Goodman is no stranger to the instruments of power being used to quell free speech and stifle democratic action. On more than a few occasions police officers and security guards have detained her and members of her team or ripped out communication cables to prevent them from broadcasting. She has been arrested, detained, threatened, held at gunpoint, and physically assaulted while attempting to get scoops for her audience.
Goodman goes through all of this not out of bravado, but out of an unswerving commitment to pursuing the truth. “Journalists are supposed to be the check and balance on power, not win popularity contests,” she insists. “We need to hear these silenced voices. That is the power of independent media: to give voice to the voiceless; to those who have been shut out of the debate.”
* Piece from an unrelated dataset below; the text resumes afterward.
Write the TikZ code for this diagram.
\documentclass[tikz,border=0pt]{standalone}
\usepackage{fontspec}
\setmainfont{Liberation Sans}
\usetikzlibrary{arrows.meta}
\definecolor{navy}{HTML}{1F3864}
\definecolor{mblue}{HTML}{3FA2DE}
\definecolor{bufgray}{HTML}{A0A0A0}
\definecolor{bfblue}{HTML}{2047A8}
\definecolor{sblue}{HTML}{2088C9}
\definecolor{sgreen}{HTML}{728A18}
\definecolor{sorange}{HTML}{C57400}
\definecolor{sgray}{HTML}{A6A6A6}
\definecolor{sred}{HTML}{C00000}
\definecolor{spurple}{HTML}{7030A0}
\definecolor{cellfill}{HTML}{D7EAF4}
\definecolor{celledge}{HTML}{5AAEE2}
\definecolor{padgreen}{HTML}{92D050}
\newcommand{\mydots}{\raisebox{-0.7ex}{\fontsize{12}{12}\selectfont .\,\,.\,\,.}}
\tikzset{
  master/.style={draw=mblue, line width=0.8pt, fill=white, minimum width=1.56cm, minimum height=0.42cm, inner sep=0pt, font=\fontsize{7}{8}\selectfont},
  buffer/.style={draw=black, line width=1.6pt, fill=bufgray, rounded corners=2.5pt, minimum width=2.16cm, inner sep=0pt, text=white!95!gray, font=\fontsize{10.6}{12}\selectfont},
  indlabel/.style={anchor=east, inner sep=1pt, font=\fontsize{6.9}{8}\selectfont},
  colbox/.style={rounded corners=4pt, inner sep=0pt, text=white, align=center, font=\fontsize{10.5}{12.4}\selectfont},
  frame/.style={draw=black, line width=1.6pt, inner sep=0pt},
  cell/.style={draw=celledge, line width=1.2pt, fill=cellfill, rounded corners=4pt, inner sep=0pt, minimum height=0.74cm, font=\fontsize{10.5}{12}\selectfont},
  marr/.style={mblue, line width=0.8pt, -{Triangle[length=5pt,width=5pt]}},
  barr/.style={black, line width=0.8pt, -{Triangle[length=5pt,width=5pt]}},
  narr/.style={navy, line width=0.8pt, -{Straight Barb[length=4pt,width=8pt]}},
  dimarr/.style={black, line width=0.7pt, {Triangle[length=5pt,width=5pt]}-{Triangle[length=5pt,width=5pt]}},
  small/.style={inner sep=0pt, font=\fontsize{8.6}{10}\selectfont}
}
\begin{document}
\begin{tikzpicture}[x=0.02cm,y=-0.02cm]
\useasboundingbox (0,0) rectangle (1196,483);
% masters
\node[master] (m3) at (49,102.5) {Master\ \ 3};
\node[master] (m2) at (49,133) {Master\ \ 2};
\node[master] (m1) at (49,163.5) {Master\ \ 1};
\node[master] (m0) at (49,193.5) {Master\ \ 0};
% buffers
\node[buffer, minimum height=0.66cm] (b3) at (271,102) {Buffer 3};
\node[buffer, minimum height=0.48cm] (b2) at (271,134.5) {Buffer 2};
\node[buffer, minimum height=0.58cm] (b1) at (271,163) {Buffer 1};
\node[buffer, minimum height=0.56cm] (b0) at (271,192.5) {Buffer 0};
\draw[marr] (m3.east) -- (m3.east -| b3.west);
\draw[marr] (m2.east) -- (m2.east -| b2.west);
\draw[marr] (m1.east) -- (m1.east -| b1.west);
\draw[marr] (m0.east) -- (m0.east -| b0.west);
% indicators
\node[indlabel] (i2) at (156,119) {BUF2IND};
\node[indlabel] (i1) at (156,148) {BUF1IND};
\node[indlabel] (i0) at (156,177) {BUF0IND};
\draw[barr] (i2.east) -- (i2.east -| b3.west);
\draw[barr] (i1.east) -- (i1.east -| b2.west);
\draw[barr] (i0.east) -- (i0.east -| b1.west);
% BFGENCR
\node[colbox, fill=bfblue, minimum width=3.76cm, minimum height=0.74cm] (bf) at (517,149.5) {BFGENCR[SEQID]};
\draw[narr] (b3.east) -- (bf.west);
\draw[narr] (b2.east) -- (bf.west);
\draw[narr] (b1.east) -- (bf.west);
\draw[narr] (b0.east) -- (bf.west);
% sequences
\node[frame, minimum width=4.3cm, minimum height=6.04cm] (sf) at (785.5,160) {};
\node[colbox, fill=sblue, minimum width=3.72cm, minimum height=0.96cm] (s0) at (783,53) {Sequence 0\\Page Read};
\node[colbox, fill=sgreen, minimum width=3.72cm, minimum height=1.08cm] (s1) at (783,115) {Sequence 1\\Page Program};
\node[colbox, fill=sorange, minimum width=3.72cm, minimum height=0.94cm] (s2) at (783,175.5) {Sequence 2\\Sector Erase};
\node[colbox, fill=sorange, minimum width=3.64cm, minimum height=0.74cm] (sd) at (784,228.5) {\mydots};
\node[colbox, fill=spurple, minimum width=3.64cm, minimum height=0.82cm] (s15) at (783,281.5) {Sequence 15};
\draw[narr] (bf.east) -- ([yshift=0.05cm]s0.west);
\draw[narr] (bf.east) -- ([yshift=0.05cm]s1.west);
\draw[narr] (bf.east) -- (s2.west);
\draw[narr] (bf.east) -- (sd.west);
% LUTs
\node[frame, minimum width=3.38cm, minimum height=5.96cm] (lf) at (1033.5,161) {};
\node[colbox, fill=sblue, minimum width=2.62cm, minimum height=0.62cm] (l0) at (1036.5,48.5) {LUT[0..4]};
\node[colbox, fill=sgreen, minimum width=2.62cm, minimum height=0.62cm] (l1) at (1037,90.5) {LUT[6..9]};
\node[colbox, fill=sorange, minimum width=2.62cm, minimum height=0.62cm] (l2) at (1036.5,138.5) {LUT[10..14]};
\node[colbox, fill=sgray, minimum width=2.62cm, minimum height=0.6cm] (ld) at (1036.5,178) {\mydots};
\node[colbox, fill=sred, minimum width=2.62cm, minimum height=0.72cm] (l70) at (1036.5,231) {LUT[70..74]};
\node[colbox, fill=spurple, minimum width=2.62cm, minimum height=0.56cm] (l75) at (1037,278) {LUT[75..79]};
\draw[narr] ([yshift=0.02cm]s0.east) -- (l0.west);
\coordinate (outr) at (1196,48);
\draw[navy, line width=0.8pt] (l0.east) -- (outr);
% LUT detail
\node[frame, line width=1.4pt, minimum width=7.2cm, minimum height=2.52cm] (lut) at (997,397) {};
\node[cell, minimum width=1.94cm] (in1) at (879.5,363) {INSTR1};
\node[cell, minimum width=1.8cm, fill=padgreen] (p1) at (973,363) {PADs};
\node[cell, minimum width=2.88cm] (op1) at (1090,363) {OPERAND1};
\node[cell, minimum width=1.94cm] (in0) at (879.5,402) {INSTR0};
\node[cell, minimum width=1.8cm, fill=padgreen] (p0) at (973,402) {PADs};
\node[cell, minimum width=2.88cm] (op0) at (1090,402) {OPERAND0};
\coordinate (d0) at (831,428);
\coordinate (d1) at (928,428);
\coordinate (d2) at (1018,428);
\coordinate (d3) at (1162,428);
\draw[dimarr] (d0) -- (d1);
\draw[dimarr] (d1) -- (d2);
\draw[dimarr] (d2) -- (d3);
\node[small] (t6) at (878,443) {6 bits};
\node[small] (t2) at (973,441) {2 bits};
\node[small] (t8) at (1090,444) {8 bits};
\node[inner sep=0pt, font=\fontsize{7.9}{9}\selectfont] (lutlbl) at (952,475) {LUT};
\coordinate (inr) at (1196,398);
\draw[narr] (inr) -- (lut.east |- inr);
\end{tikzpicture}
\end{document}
Democracy Now! presents the voices of people prevented from earning livable wages, fired for organizing for labor rights, incarcerated unjustly, bombed illegally, discriminated against, foreclosed on, spied upon, disenfranchised and deported. They call us to the better angels of our democracy. Amy Goodman asserts that the problems of little people do amount to a hill of beans in this crazy world after all. And there’s nothing you can do to stop her!
Jim Swearingen is a Minneapolis-based writer.